DATA SEGMENT »
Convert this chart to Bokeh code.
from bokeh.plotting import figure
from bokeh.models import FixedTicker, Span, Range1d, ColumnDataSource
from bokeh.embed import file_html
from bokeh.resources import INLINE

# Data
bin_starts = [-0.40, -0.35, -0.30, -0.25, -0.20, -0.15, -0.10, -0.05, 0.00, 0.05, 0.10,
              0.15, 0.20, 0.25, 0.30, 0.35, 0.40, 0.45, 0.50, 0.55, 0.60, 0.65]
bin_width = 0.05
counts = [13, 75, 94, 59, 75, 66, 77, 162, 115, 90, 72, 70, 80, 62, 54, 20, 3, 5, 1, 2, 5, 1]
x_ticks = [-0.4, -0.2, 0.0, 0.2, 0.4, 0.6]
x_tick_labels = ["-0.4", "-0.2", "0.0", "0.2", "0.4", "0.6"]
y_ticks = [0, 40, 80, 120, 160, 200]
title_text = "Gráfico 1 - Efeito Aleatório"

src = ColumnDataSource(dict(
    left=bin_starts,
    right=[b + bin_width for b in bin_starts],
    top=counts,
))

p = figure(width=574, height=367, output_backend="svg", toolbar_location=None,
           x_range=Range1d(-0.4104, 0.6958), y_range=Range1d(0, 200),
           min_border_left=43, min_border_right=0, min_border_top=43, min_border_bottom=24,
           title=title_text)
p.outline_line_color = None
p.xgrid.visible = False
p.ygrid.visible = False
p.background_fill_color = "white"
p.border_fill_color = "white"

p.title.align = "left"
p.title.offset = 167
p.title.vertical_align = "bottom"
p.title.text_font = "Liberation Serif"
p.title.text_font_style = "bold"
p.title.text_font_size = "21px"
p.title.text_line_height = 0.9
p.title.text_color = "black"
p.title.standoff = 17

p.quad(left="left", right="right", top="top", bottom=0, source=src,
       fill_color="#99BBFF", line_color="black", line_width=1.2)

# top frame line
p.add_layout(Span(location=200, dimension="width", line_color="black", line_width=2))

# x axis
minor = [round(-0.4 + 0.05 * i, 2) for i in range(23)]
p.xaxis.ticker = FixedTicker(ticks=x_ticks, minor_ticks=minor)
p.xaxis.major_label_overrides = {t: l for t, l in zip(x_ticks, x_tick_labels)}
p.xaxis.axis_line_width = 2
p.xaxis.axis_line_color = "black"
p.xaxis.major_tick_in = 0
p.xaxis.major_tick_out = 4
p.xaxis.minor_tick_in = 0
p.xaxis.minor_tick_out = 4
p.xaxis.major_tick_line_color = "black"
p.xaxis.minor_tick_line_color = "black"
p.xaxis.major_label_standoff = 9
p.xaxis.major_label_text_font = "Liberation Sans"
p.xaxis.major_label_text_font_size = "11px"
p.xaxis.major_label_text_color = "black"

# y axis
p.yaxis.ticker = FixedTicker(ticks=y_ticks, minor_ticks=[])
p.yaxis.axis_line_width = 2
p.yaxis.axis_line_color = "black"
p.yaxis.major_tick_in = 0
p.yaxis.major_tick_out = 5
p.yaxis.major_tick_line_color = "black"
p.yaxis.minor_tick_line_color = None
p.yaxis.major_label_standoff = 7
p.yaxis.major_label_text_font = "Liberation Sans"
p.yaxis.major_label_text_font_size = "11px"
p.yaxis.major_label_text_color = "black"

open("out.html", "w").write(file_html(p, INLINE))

YOUR OBJECTIVE » Return the whole listing exactly.

WRITTEN SOLUTION »
Convert this chart to Bokeh code.
from bokeh.plotting import figure
from bokeh.models import FixedTicker, Span, Range1d, ColumnDataSource
from bokeh.embed import file_html
from bokeh.resources import INLINE

# Data
bin_starts = [-0.40, -0.35, -0.30, -0.25, -0.20, -0.15, -0.10, -0.05, 0.00, 0.05, 0.10,
              0.15, 0.20, 0.25, 0.30, 0.35, 0.40, 0.45, 0.50, 0.55, 0.60, 0.65]
bin_width = 0.05
counts = [13, 75, 94, 59, 75, 66, 77, 162, 115, 90, 72, 70, 80, 62, 54, 20, 3, 5, 1, 2, 5, 1]
x_ticks = [-0.4, -0.2, 0.0, 0.2, 0.4, 0.6]
x_tick_labels = ["-0.4", "-0.2", "0.0", "0.2", "0.4", "0.6"]
y_ticks = [0, 40, 80, 120, 160, 200]
title_text = "Gráfico 1 - Efeito Aleatório"

src = ColumnDataSource(dict(
    left=bin_starts,
    right=[b + bin_width for b in bin_starts],
    top=counts,
))

p = figure(width=574, height=367, output_backend="svg", toolbar_location=None,
           x_range=Range1d(-0.4104, 0.6958), y_range=Range1d(0, 200),
           min_border_left=43, min_border_right=0, min_border_top=43, min_border_bottom=24,
           title=title_text)
p.outline_line_color = None
p.xgrid.visible = False
p.ygrid.visible = False
p.background_fill_color = "white"
p.border_fill_color = "white"

p.title.align = "left"
p.title.offset = 167
p.title.vertical_align = "bottom"
p.title.text_font = "Liberation Serif"
p.title.text_font_style = "bold"
p.title.text_font_size = "21px"
p.title.text_line_height = 0.9
p.title.text_color = "black"
p.title.standoff = 17

p.quad(left="left", right="right", top="top", bottom=0, source=src,
       fill_color="#99BBFF", line_color="black", line_width=1.2)

# top frame line
p.add_layout(Span(location=200, dimension="width", line_color="black", line_width=2))

# x axis
minor = [round(-0.4 + 0.05 * i, 2) for i in range(23)]
p.xaxis.ticker = FixedTicker(ticks=x_ticks, minor_ticks=minor)
p.xaxis.major_label_overrides = {t: l for t, l in zip(x_ticks, x_tick_labels)}
p.xaxis.axis_line_width = 2
p.xaxis.axis_line_color = "black"
p.xaxis.major_tick_in = 0
p.xaxis.major_tick_out = 4
p.xaxis.minor_tick_in = 0
p.xaxis.minor_tick_out = 4
p.xaxis.major_tick_line_color = "black"
p.xaxis.minor_tick_line_color = "black"
p.xaxis.major_label_standoff = 9
p.xaxis.major_label_text_font = "Liberation Sans"
p.xaxis.major_label_text_font_size = "11px"
p.xaxis.major_label_text_color = "black"

# y axis
p.yaxis.ticker = FixedTicker(ticks=y_ticks, minor_ticks=[])
p.yaxis.axis_line_width = 2
p.yaxis.axis_line_color = "black"
p.yaxis.major_tick_in = 0
p.yaxis.major_tick_out = 5
p.yaxis.major_tick_line_color = "black"
p.yaxis.minor_tick_line_color = None
p.yaxis.major_label_standoff = 7
p.yaxis.major_label_text_font = "Liberation Sans"
p.yaxis.major_label_text_font_size = "11px"
p.yaxis.major_label_text_color = "black"

open("out.html", "w").write(file_html(p, INLINE))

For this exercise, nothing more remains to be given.